The 89-year-old Parkins, who was originally from Pondside, Hanover, but who made Montego Bay his home for well over 60-years ago, won numerous long- service awards from The Gleaner for his years of service, which was marked by his unwavering commitment to delivering high-quality service with his winning smile.

“Jay was a faithful face of The Gleaner over many years,” said Jenni Campbell, who served for several years as the manager of The Gleaner’s Western Bureau before moving back to Kingston, having been elevated to the position of managing editor.

“Jay was about punctuality, dedication, and commitment to his job. His constant smile was always calming and reassuring,” continued Campbell. “It was always a pleasure to work with him because while he did no talk a lot, his reassuring smile would tell that all is well.”

When news broke in Montego Bay on Thursday that ‘Jay’ had died, kind words flowed from all and sundry as many took time out to reflect on the life of the man many remembered as “the little old man with the yellow bicycle”.

A photograph of Jay has been on display in the foyer of the officer of The Gleaner’s Western Bureau for several years, holding pride of place alongside photographs of track and field superstar Usain Bolt and businessman extraordinaire Anthony ‘Tony’ Hart.

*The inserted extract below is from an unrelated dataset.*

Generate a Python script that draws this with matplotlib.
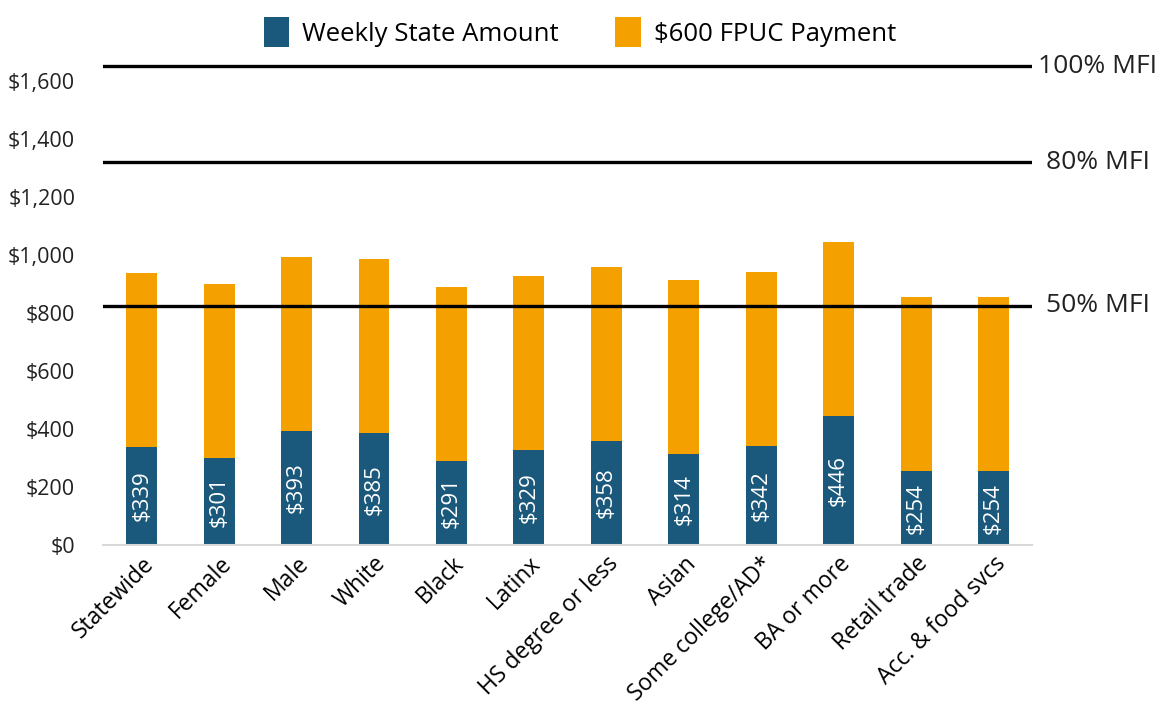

While Jay officially retired as a vendor just over 10 years ago, he still spent most of his time at The Gleaner’s old location on King Street, where he was perfectly at home among the street vendors and business operators.

His ‘Base’

“Jay was always on the corner with us because he saw the old Gleaner building as his base,” one vendor told The Gleaner. “Because he always has this calm and friendly look, he was always the one people would ask direction when they came on King Street but were not exactly sure of where they were going.”

Since the onset of the COVID-19 pandemic, because of his age, Jay was forced to stay at his Green Pond home, in keeping with the Ministry of Health and Wellness’s health and safety protocol, a scenario that did not fit his lifestyle.

According to relatives, he recently became ill, and with his condition not improving, he was taken to the Cornwall Regional Hospital, where he died on Thursday.

Jay is survived by his daughters – June, Janet, and Vivienne – four grandchildren, and seven great-grandchildren.